The home is underground, so it’s hard to get a feel that it’s a home at all –– it just looks like another sculpture when you first see it. But you can see in the cover photo a skylight extending from one side of the pyramid, and there is another extending on the opposite side.

There’s also a tower that is purely for viewing the sites, but it’s not currently open to the public. The inside was another surprise, a  showcase for ancient Greek, Roman, Etruscan, Syrian and Egyptian antiquities dating to 1550 BCE!

Wilks spent several years acquiring large sculptures and additional adjacent properties, increasing the park size to 300 acres. He began landscaping the park and adding infrastructure. It opened to the public in 1996, creating a non-profit organization to run it created the following year.

There are about 70 large outdoor sculptures on display, in addition to a museum that hosts contemporary exhibitions.

Abracadabra, Alexander Liberman, painted steel, 1992.
Honorific Statue of a Woman, Roman, 193-235 CE, marble.  You can see the skylight beyond it.
Fireplace inside the Pyramid House, featuring a Byzantine Mosaic panel, circa 4th-5th Century A.D.
Funerary Storage Jar, Etruscan, 6th Century BCE, Terracotta.
An 1820s Pioneer House sits on the property, open for exploration.
We had a lovely day to explore.

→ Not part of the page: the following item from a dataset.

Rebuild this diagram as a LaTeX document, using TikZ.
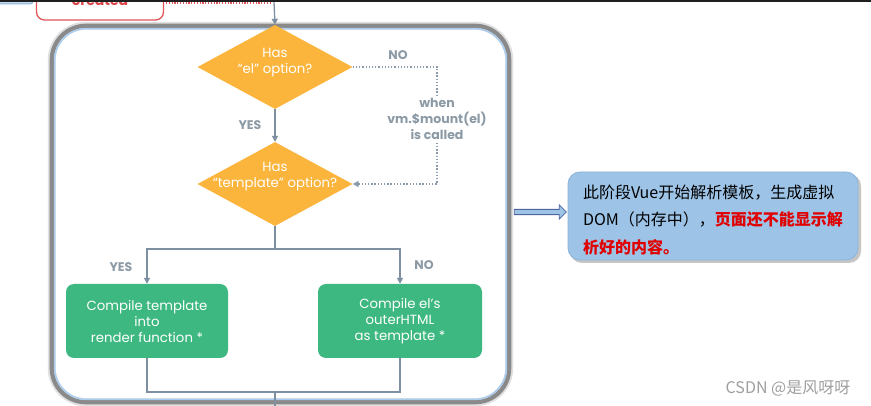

We had hoped to find some birds, but saw very few.
The Gates, John Hock, steel.
Torre 2, Alexander Liberman, painted steel, 1989. It’s like a Chihuly, but in steel.
I don’t know how these flower photos get into my posts, truly.

Wherefore Art Thou, Sam McKinney, 2010. It features Romeo and Juliet are mounted on either side, their hands reaching to each other through a heart-shaped opening.

Megaloxantha concolor & Stephanorrhina guttata, 2007. From the exhibit featuring the work of Jo Whaley, The Theater of Nature.
Halfmoon Lake, Deborah Butterfield, 2008. Butterfield uses found materials to craft her horse sculptures.
This lovely building hosts the contemporary exhibits.